Male user commander 277 posts

I agree 100%. Throughout my career, I watched employees placed under investigation for bringing in dope, knives, etc. Never understood why an employee would place trust in a convicted felon. Don’t they understand the person they are dealing with is incarcerated. FOR A REASON!!!!!!!!!!!!! Wow……. Blows my mind. After the riot in 1993, an Officer got caught bringing bullets into our prison. People on the outside don’t understand the need for bullets. “They don’t have guns.” Those of us on the inside (staff), understand how easy it is for an Inmate to make a makeshift weapon capable of firing bullets. Now the big thing is to smuggle in tobacco. In Ohio, it is not a felony. So they just get fired. I guess the people like us, will never understand the need for people to deal with inmates. I gave them what they had comin’, good, bad or indifferent. Nothing more, nothing less. It is a job. Inmates never tried people like me. They say, the Inmates are the best judge of character, they are not wrong.

 
Correction officer jamestown0509 313 posts

Probably a thorn in the side of our profession (similar to police officers) is finding out one of your fellow officers (perhaps a personal friend at work) has been suspended, under investigation or arrested for passing contraband.

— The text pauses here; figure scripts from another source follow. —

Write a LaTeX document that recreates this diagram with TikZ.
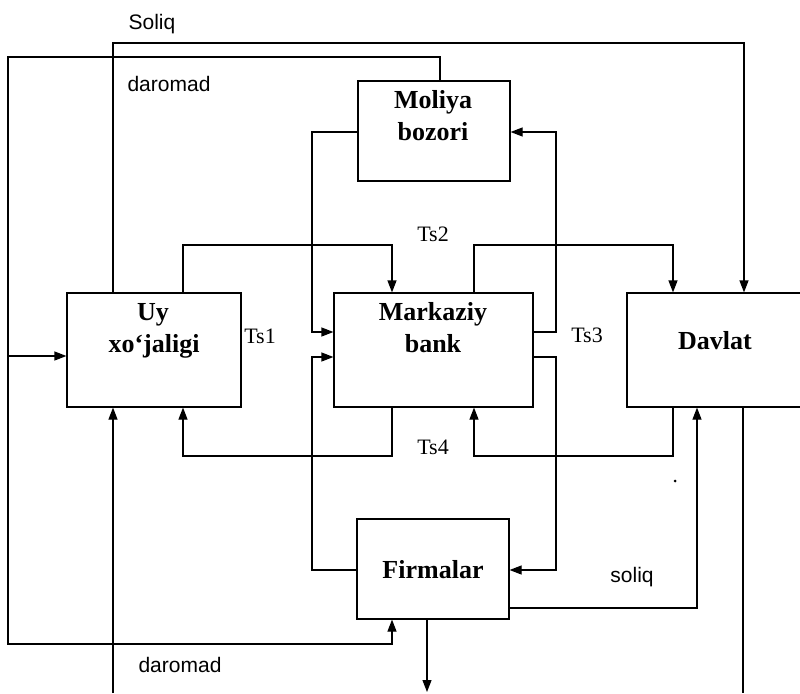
\documentclass[tikz,border=0pt]{standalone}
\usepackage{fontspec}
\setmainfont{Liberation Serif}
\newfontfamily\lsans{Liberation Sans}
\usetikzlibrary{arrows.meta}
\begin{document}
\begin{tikzpicture}[x=1pt,y=-1pt,
  line width=1.2pt,
  arr/.style={-{Triangle[length=12pt,width=9pt]}},
  box/.style={draw,rectangle,inner sep=0pt},
  boxtext/.style={anchor=base,inner sep=0pt,font=\fontsize{26}{32}\selectfont\bfseries},
  lab/.style={anchor=base,inner sep=0pt,font=\lsans\fontsize{21}{25}\selectfont},
  tslab/.style={anchor=base,inner sep=0pt,font=\fontsize{22}{26}\selectfont}]
\useasboundingbox (0,0) rectangle (800,693);
% boxes
\node[box,minimum width=174pt,minimum height=114pt] (uy) at (154,350) {};
\node[box,minimum width=199pt,minimum height=114pt] (mb) at (433.5,350) {};
\node[box,minimum width=176pt,minimum height=114pt] (dv) at (715,350) {};
\node[box,minimum width=152pt,minimum height=100pt] (mo) at (434,131) {};
\node[box,minimum width=152pt,minimum height=100pt] (fi) at (433,569) {};
% box texts
\node[boxtext] (uyA) at (153,320) {Uy};
\node[boxtext] (uyB) at (154,352) {xo‘jaligi};
\node[boxtext] (mbA) at (433,320) {Markaziy};
\node[boxtext] (mbB) at (433,352) {bank};
\node[boxtext] (dvA) at (715,349) {Davlat};
\node[boxtext] (moA) at (433,108) {Moliya};
\node[boxtext] (moB) at (433,140) {bozori};
\node[boxtext] (fiA) at (433,578) {Firmalar};
% labels
\node[lab] (l1) at (152,30) {Soliq};
\node[lab] (l2) at (169,92) {daromad};
\node[lab] (l3) at (180,672) {daromad};
\node[lab] (l4) at (632,582) {soliq};
\node[tslab] (t1) at (260,343) {Ts1};
\node[tslab] (t2) at (433,241) {Ts2};
\node[tslab] (t3) at (587,342) {Ts3};
\node[tslab] (t4) at (433,454) {Ts4};
% connectors
\draw[arr] (113,0 |- uy.north) -- (113,43) -| (744,0 |- dv.north);
\draw[arr] (440,0 |- mo.north) -- (440,57) -| (8,644) -| (392,0 |- fi.south);
\draw[arr] (8,356) -- (uy.west |- 0,356);
\draw[arr] (113,693) -- (113,0 |- uy.south);
\draw (743,0 |- dv.south) -- (743,693);
\draw[arr] (427,0 |- fi.south) -- (427,692);
\draw[arr] (183,0 |- uy.north) |- (392,245) -- (392,0 |- mb.north);
\draw[arr] (474,0 |- mb.north) |- (673,245) -- (673,0 |- dv.north);
\draw[arr] (mo.west |- 0,132) -| (312,332) -- (mb.west |- 0,332);
\draw[arr] (fi.west |- 0,570) -| (312,357) -- (mb.west |- 0,357);
\draw[arr] (mb.east |- 0,332) -| (556,132) -- (mo.east |- 0,132);
\draw[arr] (mb.east |- 0,357) -| (556,570) -- (fi.east |- 0,570);
\draw[arr] (392,0 |- mb.south) |- (183,456) -- (183,0 |- uy.south);
\draw[arr] (673,0 |- dv.south) |- (474,456) -- (474,0 |- mb.south);
\draw[arr] (fi.east |- 0,608) -| (697,0 |- dv.south);
\fill (675,481) circle (1.5pt);
\end{tikzpicture}
\end{document}
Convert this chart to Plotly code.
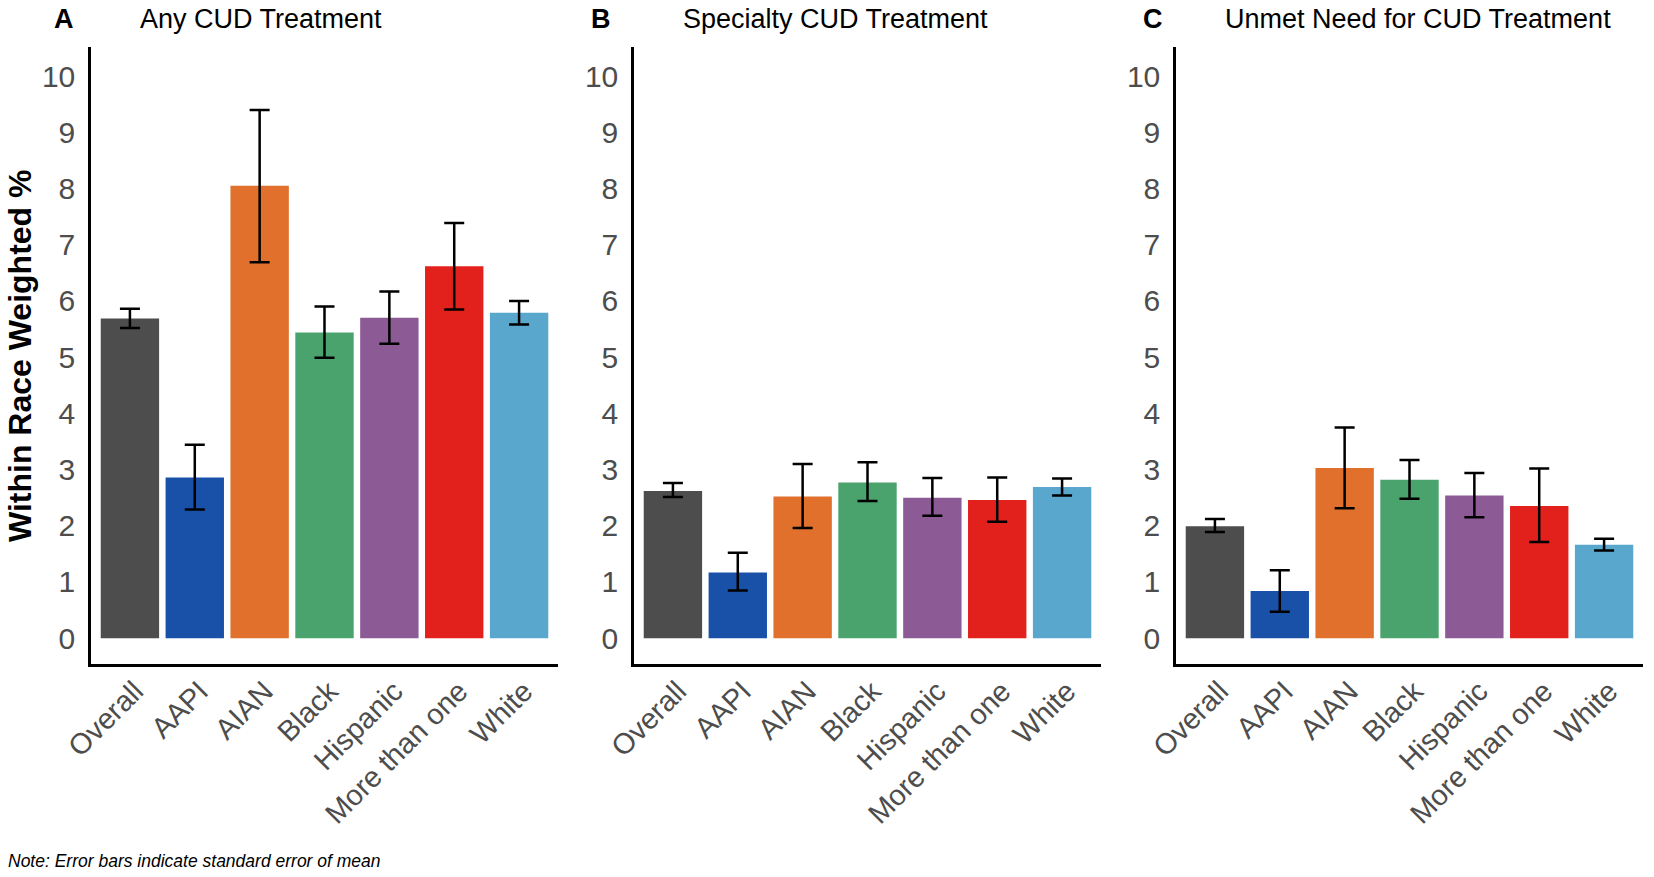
import plotly.graph_objects as go

categories = ["Overall", "AAPI", "AIAN", "Black", "Hispanic", "More than one", "White"]
colors = ["#4D4D4D", "#1A51A8", "#E0702C", "#4AA36C", "#8C5B96", "#E2211C", "#5AA7CD"]

panel_titles = ["Any CUD Treatment", "Specialty CUD Treatment", "Unmet Need for CUD Treatment"]
panel_letters = ["A", "B", "C"]

any_value = [5.69, 2.86, 8.05, 5.44, 5.70, 6.62, 5.79]
any_lower = [5.52, 2.29, 6.69, 4.99, 5.24, 5.85, 5.58]
any_upper = [5.86, 3.44, 9.40, 5.90, 6.17, 7.39, 6.00]

spec_value = [2.62, 1.17, 2.52, 2.77, 2.50, 2.46, 2.69]
spec_lower = [2.51, 0.85, 1.96, 2.44, 2.18, 2.07, 2.54]
spec_upper = [2.76, 1.52, 3.10, 3.13, 2.85, 2.86, 2.84]

unmet_value = [1.99, 0.84, 3.03, 2.82, 2.54, 2.35, 1.66]
unmet_lower = [1.89, 0.47, 2.31, 2.48, 2.15, 1.71, 1.56]
unmet_upper = [2.12, 1.21, 3.75, 3.17, 2.94, 3.02, 1.77]

y_ticks = list(range(0, 11))

panels = [
    (any_value, any_lower, any_upper),
    (spec_value, spec_lower, spec_upper),
    (unmet_value, unmet_lower, unmet_upper),
]

W, H = 1654, 877
x_domains = [(91, 558), (634, 1101), (1176, 1643)]
y_top, y_bot = 47, 664

FONT = "Liberation Sans, Arial, sans-serif"

fig = go.Figure()
layout = {}
annotations = []

for i, (vals, lo, hi) in enumerate(panels):
    n = "" if i == 0 else str(i + 1)
    plus = [h - v for h, v in zip(hi, vals)]
    minus = [v - l for v, l in zip(vals, lo)]
    fig.add_trace(go.Bar(
        x=list(range(len(categories))), y=vals,
        marker=dict(color=colors, line=dict(width=0)),
        width=0.9,
        error_y=dict(type="data", symmetric=False, array=plus, arrayminus=minus,
                     color="black", thickness=2.5, width=10),
        xaxis="x" + n, yaxis="y" + n, showlegend=False,
    ))
    x0, x1 = x_domains[i]
    layout["xaxis" + n] = dict(
        domain=[x0 / W, x1 / W], anchor="y" + n,
        range=[-0.6, 6.6], automargin=False,
        tickmode="array", tickvals=list(range(len(categories))), ticktext=categories,
        tickangle=-45, ticks="", showgrid=False, zeroline=False,
        showline=True, linecolor="black", linewidth=2.5,
        tickfont=dict(family=FONT, size=29, color="#4D4D4D"),
        ticklabelstandoff=-4, ticklabelshift=5,
        fixedrange=True,
    )
    layout["yaxis" + n] = dict(
        domain=[1 - y_bot / H, 1 - y_top / H], anchor="x" + n,
        range=[-0.46, 10.52], automargin=False,
        tickmode="array", tickvals=y_ticks, ticktext=[str(t) for t in y_ticks],
        ticks="", showgrid=False, zeroline=False,
        showline=True, linecolor="black", linewidth=2.5,
        tickfont=dict(family=FONT, size=30, color="#4D4D4D"),
        ticklabelstandoff=7,
        fixedrange=True,
    )
    annotations.append(dict(
        text=panel_titles[i], xref="paper", yref="paper",
        x=(x0 + 47) / W, y=1 - 19 / H, xanchor="left", yanchor="middle",
        showarrow=False, font=dict(family=FONT, size=27, color="black"),
    ))

letter_x = [64, 601, 1153]
for i, L in enumerate(panel_letters):
    annotations.append(dict(
        text="<b>" + L + "</b>", xref="paper", yref="paper",
        x=letter_x[i] / W, y=1 - 19 / H, xanchor="center", yanchor="middle",
        showarrow=False, font=dict(family=FONT, size=27, color="black"),
    ))

annotations.append(dict(
    text="<b>Within Race Weighted %</b>", xref="paper", yref="paper",
    x=20 / W, y=1 - 356 / H, xanchor="center", yanchor="middle", textangle=-90,
    showarrow=False, font=dict(family=FONT, size=32, color="black"),
))

annotations.append(dict(
    text="<i>Note: Error bars indicate standard error of mean</i>", xref="paper", yref="paper",
    x=6 / W, y=1 - 861 / H, xanchor="left", yanchor="middle",
    showarrow=False, font=dict(family=FONT, size=17.5, color="black"),
))

fig.update_layout(
    width=W, height=H,
    margin=dict(l=0, r=0, t=0, b=0, autoexpand=False),
    paper_bgcolor="white", plot_bgcolor="white",
    annotations=annotations,
    bargap=0.1,
    **layout,
)

fig.write_html(
    "out.html",
    config={"displayModeBar": False},
    post_script="document.body.style.margin='0';document.body.style.overflow='hidden';",
)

For myself an officer who gives contraband to any inmate regardless of the reason is someone who needs to be removed from the job permanently. How can you take an oath and then violate your duties as a CO by introducing contraband into your facility? What amount of money that you were given or promised by an inmate is worth losing your job, your family, your income and possibly freedom by being incarcerated yourself? I just get really upset when I read about an officer who violates their oath, their trust and their responsibility to other officers by accepting or distributing contraband.